Édgar continuó caminando, en el trayecto una señora les indicó que entraran a su casa. No aceptaron. Necesitaba una clínica que encontraron, pero la enfermera les dijo que el médico no estaba; los dejó entrar y ahí se refugiaron. Subieron hasta el último piso del lugar.
"Recuerdo que había un pasillo largo con una mesa. Me recargué y alrededor mío se estaba formando un lago de sangre, mi sangre; comencé a sentir sueño. Después, escuchamos la voz de los militares gritando que nos bajáramos; uno de mis compañeros dijo que yo no podía bajar, que estaba herido. No importó, nos bajaron a todos a gritos. Comenzaron a decir que nosotros teníamos la culpa, decían palabras obscenas, nos trataron como criminales, y en vez de que sintiera alivio de que los militares pudieran ayudarnos, su comportamiento me intimidó".
Y continúa: "Un maestro que estaba entre nosotros les pidió una ambulancia, a cambio los militares instruyeron que todos debíamos dejar nuestros celulares en una mesa y dar nuestros nombres. La ambulancia nunca llegó. Los soldados se fueron. Un maestro de la CETEG salió a la calle a buscar un taxi. Tuvo que mentir para que aceptaran llevarme. Dijo que yo había tenido una pelea en un bar, que me habían golpeado con una botella. Yo sentía el calor de la sangre que brotaba de mi rostro".
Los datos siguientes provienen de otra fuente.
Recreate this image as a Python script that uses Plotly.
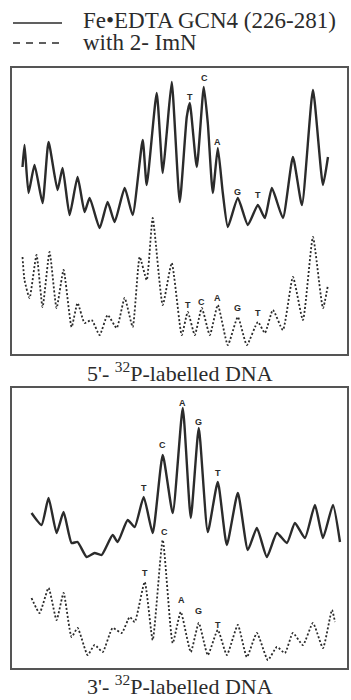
import plotly.graph_objects as go
from plotly.subplots import make_subplots

# ---------------- data (position along gel, relative signal) ----------------
# 5'-labelled DNA panel
top_solid_pos = [11, 13, 17, 23, 31, 37, 46, 51, 58, 66, 73, 78, 88, 96, 103, 113, 121, 131, 135,
                 145, 151, 155, 160, 168, 175, 178, 185, 192, 196, 201, 206, 211, 216, 226, 236,
                 246, 253, 260, 271, 281, 290, 301, 311, 316]
top_solid_sig = [186, 208, 160, 188, 150, 211, 163, 185, 138, 176, 141, 155, 125, 151, 131, 165, 138, 213, 168,
                 260, 180, 220, 271, 151, 236, 250, 186, 266, 230, 160, 205, 160, 126, 155, 128,
                 148, 135, 165, 135, 196, 148, 263, 168, 196]

top_dash_pos = [11, 13, 18, 25, 31, 38, 45, 52, 60, 66, 73, 80, 88, 96, 105, 113, 121, 128, 135,
                141, 151, 160, 170, 176, 183, 190, 198, 206, 216, 226, 235, 246, 253, 261, 271,
                281, 291, 301, 311, 316]
top_dash_sig = [96, 73, 55, 98, 46, 101, 45, 83, 26, 50, 30, 33, 18, 38, 25, 55, 26, 96, 73,
                135, 48, 90, 18, 41, 18, 45, 18, 48, 8, 36, 8, 31, 20, 43, 23,
                76, 33, 116, 45, 68]

# 3'-labelled DNA panel
bot_solid_pos = [20, 30, 37, 45, 52, 60, 66, 75, 83, 90, 101, 106, 116, 123, 132, 141, 151, 161,
                 171, 179, 187, 196, 206, 215, 226, 236, 245, 255, 265, 275, 283, 293, 303,
                 311, 321, 328]
bot_solid_sig = [155, 143, 170, 135, 156, 125, 126, 111, 115, 113, 133, 126, 148, 141, 171, 135, 213, 155,
                 260, 150, 240, 136, 186, 123, 175, 118, 140, 111, 135, 125, 145, 130, 163,
                 130, 163, 126]

bot_dash_pos = [20, 28, 37, 45, 52, 60, 66, 76, 83, 91, 101, 110, 118, 123, 133, 141, 151, 161,
                169, 179, 187, 196, 206, 215, 226, 235, 245, 256, 265, 273, 281, 291, 301,
                311, 320, 323]
bot_dash_sig = [70, 55, 80, 48, 75, 31, 40, 13, 23, 16, 40, 35, 51, 46, 86, 28, 128, 25,
                56, 16, 45, 13, 38, 13, 43, 11, 35, 8, 21, 15, 35, 23, 45,
                20, 58, 46]

# base labels: (text, position, signal)
top_solid_labels = [("T", 178, 256), ("C", 193, 275), ("A", 206, 211), ("G", 226, 161), ("T", 246, 158)]
top_dash_labels = [("T", 176, 48), ("C", 190, 51), ("A", 206, 55), ("G", 226, 45), ("T", 246, 40)]
bot_solid_labels = [("T", 132, 180), ("C", 151, 223), ("A", 171, 265), ("G", 187, 246), ("T", 206, 195)]
bot_dash_labels = [("T", 133, 95), ("C", 153, 136), ("A", 170, 68), ("G", 187, 57), ("T", 206, 43)]

legend_names = ["Fe\u2022EDTA GCN4 (226-281)", "with 2- ImN"]
panel_titles = ["5'- <sup>32</sup>P-labelled DNA", "3'- <sup>32</sup>P-labelled DNA"]

# ---------------- figure ----------------
W, H = 351, 700
INK = "#2b2b2b"
fig = make_subplots(rows=2, cols=1)

solid_style = dict(color=INK, width=2.4, shape="spline", smoothing=0.5)
dash_style = dict(color=INK, width=1.8, dash="2px,2px", shape="spline", smoothing=0.5)

fig.add_trace(go.Scatter(x=top_solid_pos, y=top_solid_sig, mode="lines", line=solid_style,
                         name=legend_names[0], showlegend=False), row=1, col=1)
fig.add_trace(go.Scatter(x=top_dash_pos, y=top_dash_sig, mode="lines", line=dash_style,
                         name=legend_names[1], showlegend=False), row=1, col=1)
fig.add_trace(go.Scatter(x=bot_solid_pos, y=bot_solid_sig, mode="lines", line=solid_style,
                         name=legend_names[0], showlegend=False), row=2, col=1)
fig.add_trace(go.Scatter(x=bot_dash_pos, y=bot_dash_sig, mode="lines", line=dash_style,
                         name=legend_names[1], showlegend=False), row=2, col=1)

def px2x(px):
    return px / W

def px2y(py):
    return 1 - py / H

xdom = [px2x(11.5), px2x(347)]
axis_common = dict(showgrid=False, zeroline=False, showticklabels=False, ticks="",
                   showline=True, linecolor="#555555", linewidth=1.6, mirror=True, fixedrange=True)
fig.update_layout(
    xaxis=dict(domain=xdom, range=[0, 335], **axis_common),
    yaxis=dict(domain=[px2y(354), px2y(68)], range=[-1, 285], **axis_common),
    xaxis2=dict(domain=xdom, range=[0, 335], **axis_common),
    yaxis2=dict(domain=[px2y(668), px2y(388)], range=[0, 280], **axis_common),
)

annots = []
lab_font = dict(family="Liberation Sans", size=9, color=INK)
for labels, xr, yr in [(top_solid_labels, "x", "y"), (top_dash_labels, "x", "y"),
                       (bot_solid_labels, "x2", "y2"), (bot_dash_labels, "x2", "y2")]:
    for t, p, s in labels:
        annots.append(dict(text="<b>%s</b>" % t, x=p, y=s, xref=xr, yref=yr, showarrow=False,
                           font=lab_font, xanchor="center", yanchor="middle"))

serif = "Liberation Serif, Times New Roman, serif"
# legend text
annots.append(dict(text=legend_names[0], x=px2x(81), y=px2y(20), xref="paper", yref="paper",
                   showarrow=False, xanchor="left", yanchor="middle",
                   font=dict(family=serif, size=23, color=INK)))
annots.append(dict(text=legend_names[1], x=px2x(81), y=px2y(42), xref="paper", yref="paper",
                   showarrow=False, xanchor="left", yanchor="middle",
                   font=dict(family=serif, size=23, color=INK)))
# panel titles
annots.append(dict(text=panel_titles[0], x=px2x(180), y=px2y(372), xref="paper", yref="paper",
                   showarrow=False, xanchor="center", yanchor="middle",
                   font=dict(family=serif, size=22, color=INK)))
annots.append(dict(text=panel_titles[1], x=px2x(180), y=px2y(685), xref="paper", yref="paper",
                   showarrow=False, xanchor="center", yanchor="middle",
                   font=dict(family=serif, size=22, color=INK)))

shapes = [
    dict(type="line", xref="paper", yref="paper", x0=px2x(13), x1=px2x(62), y0=px2y(23), y1=px2y(23),
         line=dict(color=INK, width=1.6)),
    dict(type="line", xref="paper", yref="paper", x0=px2x(13), x1=px2x(62), y0=px2y(43), y1=px2y(43),
         line=dict(color=INK, width=1.6, dash="7px,6px")),
]

fig.update_layout(width=W, height=H, margin=dict(l=0, r=0, t=0, b=0),
                  paper_bgcolor="white", plot_bgcolor="white",
                  annotations=annots, shapes=shapes, showlegend=False)

fig.write_html("out.html", config={"displayModeBar": False},
               post_script="document.body.style.margin='0';document.body.style.padding='0';")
Recuerda que en el trayecto el taxista le dio una toalla blanca para no ensuciar el auto. Una toalla blanca que se pintó inmediatamente de rojo. Pidió a uno de los compañeros que le hablara a su padre -se lo dijo por mensaje de texto-. Don Nicolás y la señora Marbella, padres de Édgar, se enterarían en ese momento de lo ocurrido con su hijo. Lo único que el padre le pidió fue que no se durmiera, sino hasta que llegara al hospital.
Así fue. Al llegar al Hospital General de Iguala, Édgar se dejó caer en la camilla y cerró los ojos. Cuatro días después despertaría en el área de terapia intensiva para enterarse que estaba rodeado de aparatos, tubos y tenía una traqueotomía; continuaba sin poder hablar y su cerebro todavía estaba inflamado.
Mientras tanto, médicos de Guerrero se coordinaban con especialistas en la Ciudad de México para trasladarlo. La primera cirugía se programó para reconstruir su paladar; los huesos y los colgajos serían tomados de huesos de su propio cuerpo, de su pierna izquierda. Después vendrían otras cirugías e injertos para formar de nuevo sus labios.